I had just started my first digital campaign. I was trying to learn everything about communications, and at the heart of it was graphic design. There were many people around helping me, and one of them suggested I try Canva for quick designs. I created an account that same day, but it was so basic that I continued my rigorous learning of Adobe Illustrator and InDesign. I never used the account again until 2020, when I recalled it and began trying it out.

Now, I use Canva than any other platform. I even attended its Keynote Speech in October 2025. When Canva kicked off its World Tour this year, spanning over 30 countries and more than 40 cities, it was an indication that Canva is no longer a simple drag-and-drop graphic tool. It has evolved into a full creative operating system that is reshaping how we create, collaborate, and communicate.

For me, as someone who has worked at the intersection of communication, design, and storytelling, this launch signals a major shift in the creative landscape one that creatives across Africa should be paying close attention to. The platform is intentionally stepping beyond traditional design boundaries into an integrated ecosystem that connects creativity, data, and collaboration.

A New Creative Operating System

At the heart of the World Tour was Canva’s unveiling of its upgraded Visual Suite a workspace where multiple formats such as documents, presentations, social posts, whiteboards, and even spreadsheets can coexist within one file.

This single design ecosystem transforms Canva from a convenience tool into what the company calls a “Creative Operating System.” It’s a big phrase, but it captures an important concept: creativity is becoming operational. It is now structured, measurable, and deeply integrated into organizational workflows.

The Rise of Data-Driven Design

Another major highlight was Canva Sheets, a data-visual design tool that bridges the gap between spreadsheets and storytelling. It allows users to visualize data instantly, generate charts, and integrate real-time insights directly into their creative work.

This shift also redefines the designer’s role. No longer are we expected to simply make visuals appealing; we are now tasked with making them effective and true to data.

Video and Interactive Storytelling Take Center Stage

Canva’s upgraded Video 2.0 suite pushes motion design and interactive storytelling further into mainstream creative workflows. From timeline editing to AI-generated video clips and interactive features, the tool now gives designers access to motion and narrative tools previously limited to specialized software.
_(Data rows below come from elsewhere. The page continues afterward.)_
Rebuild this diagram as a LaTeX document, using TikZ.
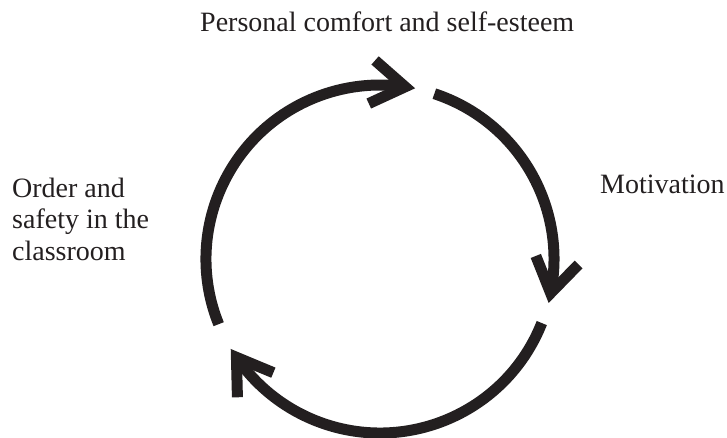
\documentclass[tikz,border=0pt]{standalone}
\usepackage{fontspec}
\setmainfont{Liberation Serif}
\usetikzlibrary{calc}
\definecolor{ink}{HTML}{231F20}
\begin{document}
\begin{tikzpicture}[x=1pt,y=-1pt,
  cyc/.style={line width=11pt, draw=ink, line cap=butt},
  barb/.style={line width=11pt, draw=ink, line cap=butt, line join=miter},
  lbl/.style={inner sep=0pt, text=ink, font=\fontsize{28}{31.5}\selectfont}]
\useasboundingbox (0,0) rectangle (727,438);
\coordinate (c) at (380,259);
% arcs (clockwise on screen = increasing angle since y is flipped)
\coordinate (s1) at ($(c)+(158:174)$);
\coordinate (v1) at ($(c)+(278.3:174)$);
\coordinate (s2) at ($(c)+(288.2:174)$);
\coordinate (v2) at ($(c)+(11.3:174)$);
\coordinate (s3) at ($(c)+(21.6:174)$);
\coordinate (v3) at ($(c)+(145.6:174)$);
\draw[cyc] (s1) arc[start angle=158, end angle=278.3, radius=174];
\draw[cyc] (s2) arc[start angle=288.2, end angle=371.3, radius=174];
\draw[cyc] (s3) arc[start angle=381.6, end angle=505.6, radius=174];
% arrowheads
\draw[barb] ($(v1)+(221.3:40)$) -- (v1) -- ($(v1)+(155.3:40)$);
\draw[barb] ($(v2)+(-45.7:40)$) -- (v2) -- ($(v2)+(-111.7:40)$);
\draw[barb] ($(v3)+(88.6:40)$) -- (v3) -- ($(v3)+(22.6:40)$);
% labels
\node[lbl, anchor=base west] (top) at (200,32) {Personal comfort and self-esteem};
\node[lbl, anchor=base west] (right) at (600,194) {Motivation};
\node[lbl, anchor=base west] (left) at (12,197) {\begin{tabular}[t]{@{}l@{}}Order and\\ safety in the\\ classroom\end{tabular}};
\end{tikzpicture}
\end{document}
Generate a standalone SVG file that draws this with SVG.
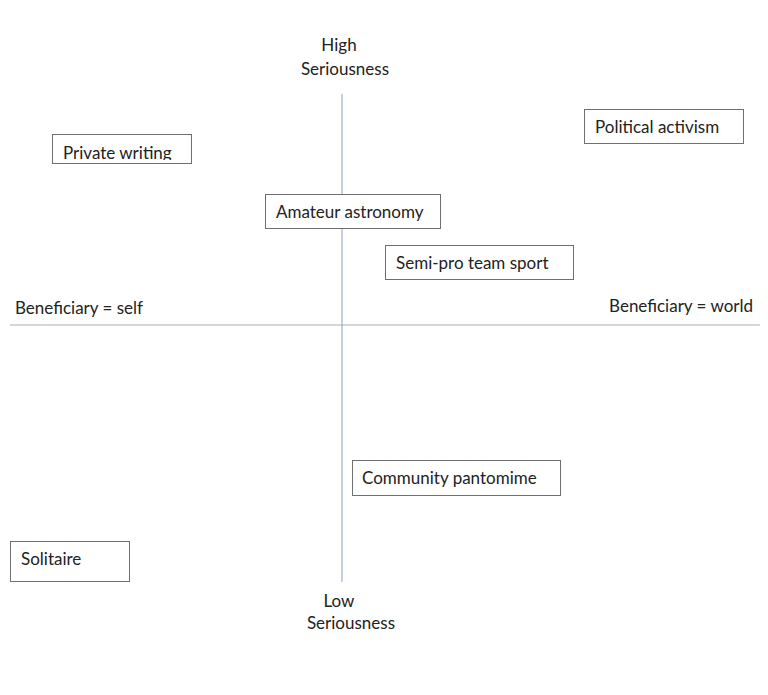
<svg xmlns="http://www.w3.org/2000/svg" width="768" height="695" viewBox="0 0 768 695">
<style>
text{font-family:Lato,"Open Sans","Liberation Sans",sans-serif;font-size:17px;fill:#222}
.box{fill:#fff;stroke:#6f6f6f;stroke-width:1}
.mid{text-anchor:middle}
</style>
<defs>
<clipPath id="pwclip"><rect x="52" y="134" width="140" height="26"/></clipPath>
</defs>
<rect width="768" height="695" fill="#fff"/>
<g id="axes">
<line x1="10" y1="325" x2="760" y2="325" stroke="#c3c9d6" stroke-width="1.5"/>
<line x1="342" y1="94" x2="342" y2="582" stroke="#8f9fc6" stroke-width="1"/>
</g>
<g id="labels">
<text class="mid" x="339" y="51">High</text>
<text class="mid" x="345" y="75">Seriousness</text>
<text class="mid" x="339" y="607">Low</text>
<text class="mid" x="351" y="629">Seriousness</text>
<text x="15" y="314">Beneficiary = self</text>
<text x="753" y="312" text-anchor="end">Beneficiary = world</text>
</g>
<g id="private-writing">
<rect class="box" x="52.5" y="134.5" width="139" height="29"/>
<text x="63" y="159" clip-path="url(#pwclip)">Private writing</text>
</g>
<g id="political-activism">
<rect class="box" x="584.5" y="109.5" width="159" height="34"/>
<text x="595" y="133">Political activism</text>
</g>
<g id="amateur-astronomy">
<rect class="box" x="265.5" y="194.5" width="175" height="34"/>
<text x="276" y="218">Amateur astronomy</text>
</g>
<g id="semi-pro-team-sport">
<rect class="box" x="385.5" y="245.5" width="188" height="34"/>
<text x="396" y="269">Semi-pro team sport</text>
</g>
<g id="community-pantomime">
<rect class="box" x="352.5" y="460.5" width="208" height="35"/>
<text x="362" y="484">Community pantomime</text>
</g>
<g id="solitaire">
<rect class="box" x="10.5" y="541.5" width="119" height="40"/>
<text x="21" y="565">Solitaire</text>
</g>
<g id="connectors"></g>
</svg>
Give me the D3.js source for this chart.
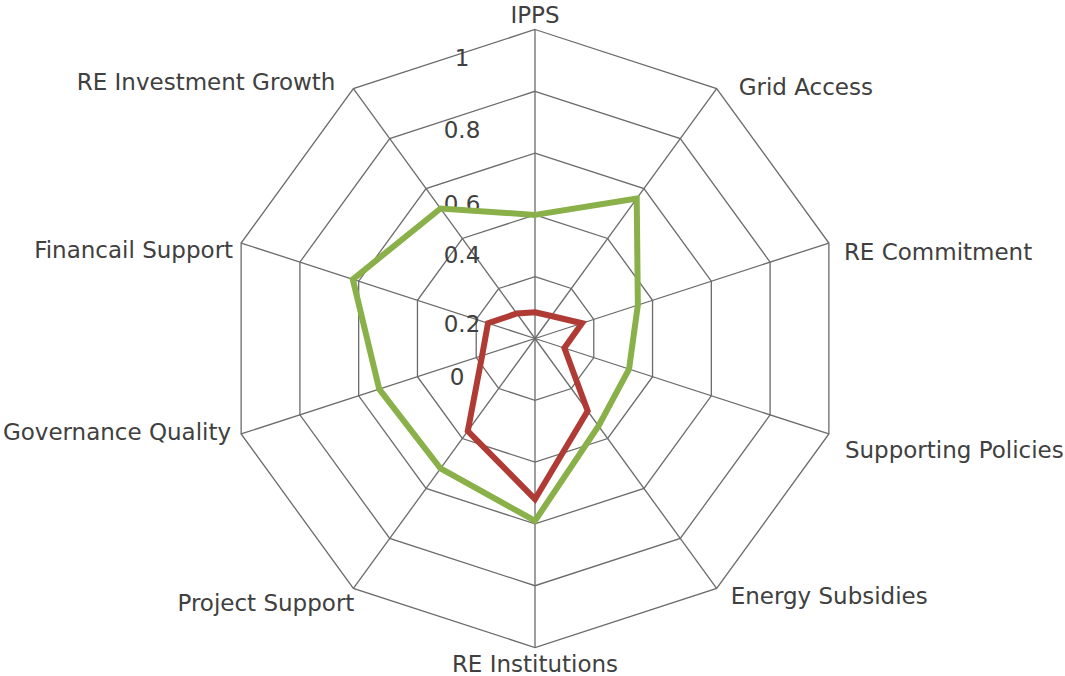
<!DOCTYPE html>
<html>
<head>
<meta charset="utf-8">
<script src="https://cdn.jsdelivr.net/npm/d3@7"></script>
<style>
  html, body { margin: 0; padding: 0; background: #fff; }
  svg text { font-family: "DejaVu Sans", Verdana, sans-serif; fill: #404040; }
</style>
</head>
<body>
<svg id="chart" width="1065" height="676"></svg>
<script>
// axes, clockwise from the top
const categories = ["IPPS", "Grid Access", "RE Commitment", "Supporting Policies", "Energy Subsidies",
  "RE Institutions", "Project Support", "Governance Quality", "Financail Support", "RE Investment Growth"];
const greenValues = [0.40, 0.56, 0.35, 0.32, 0.35, 0.59, 0.52, 0.53, 0.62, 0.52];
const redValues = [0.085, 0.09, 0.16, 0.10, 0.29, 0.52, 0.37, 0.18, 0.16, 0.10];
const tickValues = [0, 0.2, 0.4, 0.6, 0.8, 1];
const tickLabels = ["0", "0.2", "0.4", "0.6", "0.8", "1"];

const width = 1065, height = 676;
const cx = 535, cy = 338.5, R = 309;
// the value labels sit a bit off the rings in the original
const tickNudge = [46.5, 55, 48, 59, 47, 36.5];
// label offsets from the outer vertex, [dx, dy]
const labelNudge = [[0, -7], [22, 6], [15, 17], [16, 24], [14, 16],
  [0, 24], [1, 23], [-10, 6], [-8, 15], [-18, 1]];

const svg = d3.select('#chart');
const g = svg.append('g').attr('transform', `translate(${cx},${cy})`);

const r = d3.scaleLinear().domain([0, 1]).range([0, R]);
const angle = d3.scaleLinear().domain([0, categories.length]).range([0, 2 * Math.PI]);

const radial = d3.lineRadial()
  .angle((d, i) => angle(i))
  .radius(d => r(d))
  .curve(d3.curveLinearClosed);

// rings
g.selectAll('path.ring')
  .data(tickValues.filter(v => v > 0))
  .enter()
  .append('path')
  .attr('class', 'ring')
  .attr('d', v => radial(categories.map(() => v)))
  .attr('fill', 'none')
  .attr('stroke', '#6b6b6b')
  .attr('stroke-width', 1.3);

// spokes
g.selectAll('line.spoke')
  .data(categories)
  .enter()
  .append('line')
  .attr('class', 'spoke')
  .attr('x1', 0).attr('y1', 0)
  .attr('x2', (d, i) => r(1) * Math.sin(angle(i)))
  .attr('y2', (d, i) => -r(1) * Math.cos(angle(i)))
  .attr('stroke', '#6b6b6b')
  .attr('stroke-width', 1.3);

// value labels
g.selectAll('text.tick')
  .data(tickValues)
  .enter()
  .append('text')
  .attr('class', 'tick')
  .attr('x', v => v === 0 ? -78 : -73)
  .attr('y', (v, i) => -r(v) + tickNudge[i])
  .attr('text-anchor', 'middle')
  .style('font-size', '23px')
  .text((v, i) => tickLabels[i]);

// series
const series = [
  {values: greenValues, color: '#8ab04a'},
  {values: redValues, color: '#b03a34'}
];
g.selectAll('path.series')
  .data(series)
  .enter()
  .append('path')
  .attr('class', 'series')
  .attr('d', s => radial(s.values))
  .attr('fill', 'none')
  .attr('stroke', s => s.color)
  .attr('stroke-width', 6)
  .attr('stroke-linejoin', 'miter');

// category labels
g.selectAll('text.cat')
  .data(categories)
  .enter()
  .append('text')
  .attr('class', 'cat')
  .each(function(d, i) {
    let a = angle(i), s = Math.sin(a), c = Math.cos(a);
    let anchor = s > 0.2 ? 'start' : s < -0.2 ? 'end' : 'middle';
    d3.select(this)
      .attr('x', r(1) * s + labelNudge[i][0])
      .attr('y', -r(1) * c + labelNudge[i][1])
      .attr('text-anchor', anchor);
  })
  .style('font-size', '23px')
  .text(d => d);
</script>
</body>
</html>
Designers who embrace motion and interactivity will lead the next wave of storytelling. Those who remain confined to static design will risk irrelevance in a space increasingly defined by movement, sound, and emotion.

AI as a Creative Partner

Canva’s deeper integration of AI tools from Magic Write and Magic Video to instant translations and content adaptation is something that might completely change the growing industry trend.

In my view, the true opportunity lies in how we use these tools. AI will handle the repetitive and technical tasks such as resizing, repurposing, and captioning, while designers and communicators will focus on insight, empathy, and meaning.

Strategic Acquisitions and the Bigger Picture

One move that caught my attention was Canva’s acquisition of Affinity and Leonardo AI. I believe Canva is dreaming big and working toward it. These strategic moves reinforce its goal of becoming an all-in-one platform for creativity, data, and productivity. I have used both platforms and they are great.

What It Means for Creatives in Africa

On one hand, it levels the playing field. Creatives in small studios or freelance settings can now deliver enterprise-level quality, collaborate remotely, and build global-standard brand assets with minimal infrastructure.

On the other hand, it raises the bar. With AI and templates lowering the entry threshold, the creative advantage will no longer lie in software mastery but in strategic thinking, cultural insight, and storytelling depth.

“The new creative edge isn’t about tools  it’s about thought.”

African designers must therefore move from simply producing visuals to designing systems including brand ecosystems, content pipelines, and storytelling frameworks that sustain campaigns over time. This aligns closely with how I see communication evolving: not as a series of outputs, but as a continuum of engagement and impact.

Looking Ahead: The Convergence of Creativity and Strategy

As Canva cements itself as a full creative ecosystem, it’s inviting us to rethink our roles. The lines between designer, communicator, strategist, and marketer are blurring. Each of us must now operate across multiple dimensions creative, analytical, collaborative, and technological.

For me, the World Tour was a glimpse into the next chapter of creative work. A chapter where design, storytelling, and data no longer sit in silos but converge to drive purposeful communication.

I also believe creatives cannot afford to be lazy just because the platform makes design work easy. If your work is going to stand out, you must think more deeply. The basics can be handled by AI, but without human insight, everything begins to look the same. Quantity no longer matters quality does.